On Monday the Egyptian government advocated for the increase in prison sentences given to perpetrators of FGM (Female Genital Mutilation) in the country. The Egyptian cabinet approved the bill on Sunday and now it must be passed by parliament to become law.
The new law will ensure that a jail term of seven years is handed to perpetrators of FGM in Egypt, that is people who perform the FGM procedure. The other perpetrators of FGM being those who escort a girl or woman to undergo the procedure will serve a three year jail term.
Under the 2008 law which has been in effect till now, it was punishable by three months to two years in prison. That law had been enacted after an 11 year old girl had died following an FGM procedure.
This current increase in the punishment was inspired by another death.

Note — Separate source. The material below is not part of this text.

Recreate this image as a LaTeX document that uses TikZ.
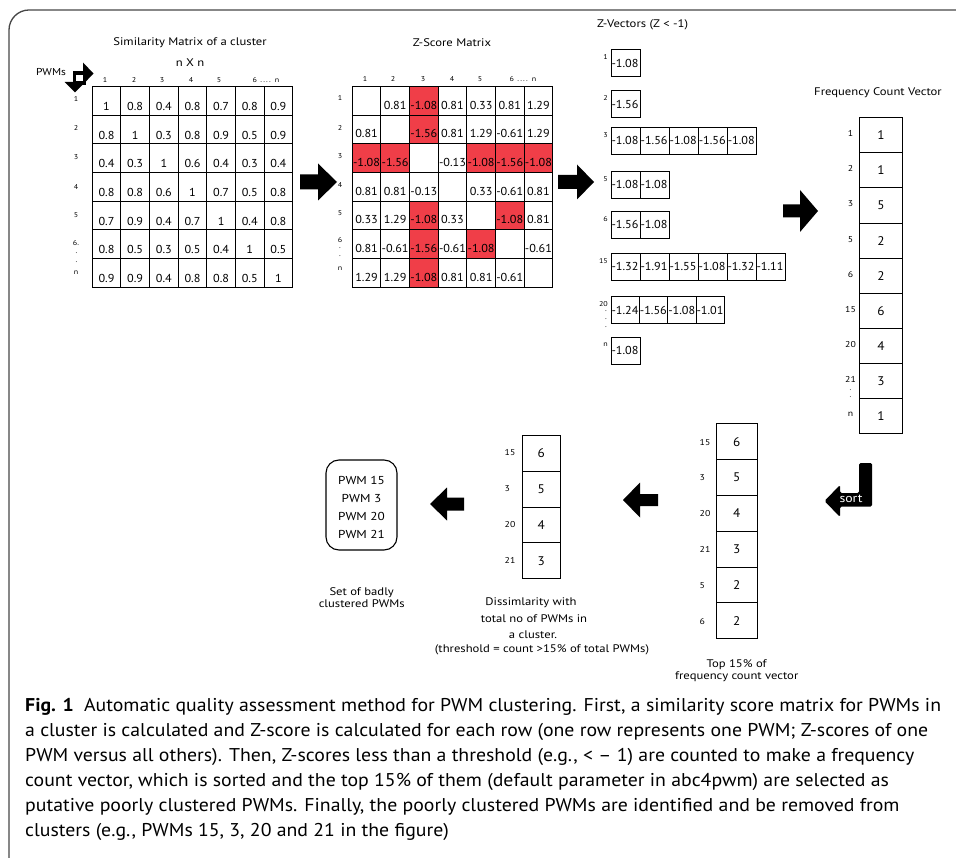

A 17 year old girl had died from complications during an FGM operation in a private hospital in Suez province.
Women right’s activists have, of course, lauded the governments decision but some share fears that the law may shroud the practice in even greater secrecy and drive the perpetrators of the act further underground.
Dalia Abd El-Hameed of the EIPR told the Thomson Reuters Foundation;
“It will also decrease the rate of reporting FGM cases, as imposing a punishment on whoever escorts a girl to have the operation will make families fear reporting cases.”
Despite the renewed efforts of various governments, FGM still affects an estimated 140 million girls and women across a swathe of Africa and parts of the Middle East and Asia. Reda al-Danbouki of the Egyptian group Women’s Centre for Guidance and Legal Awareness bsaid that the government needs to go a step further from stiffening laws.
She says; “Many people still link the idea of honour with female circumcision, so it is not about stiffening the law as much as addressing people’s mindsets,”.
True as that may be, it still helps to know the government is fighting on the side of women.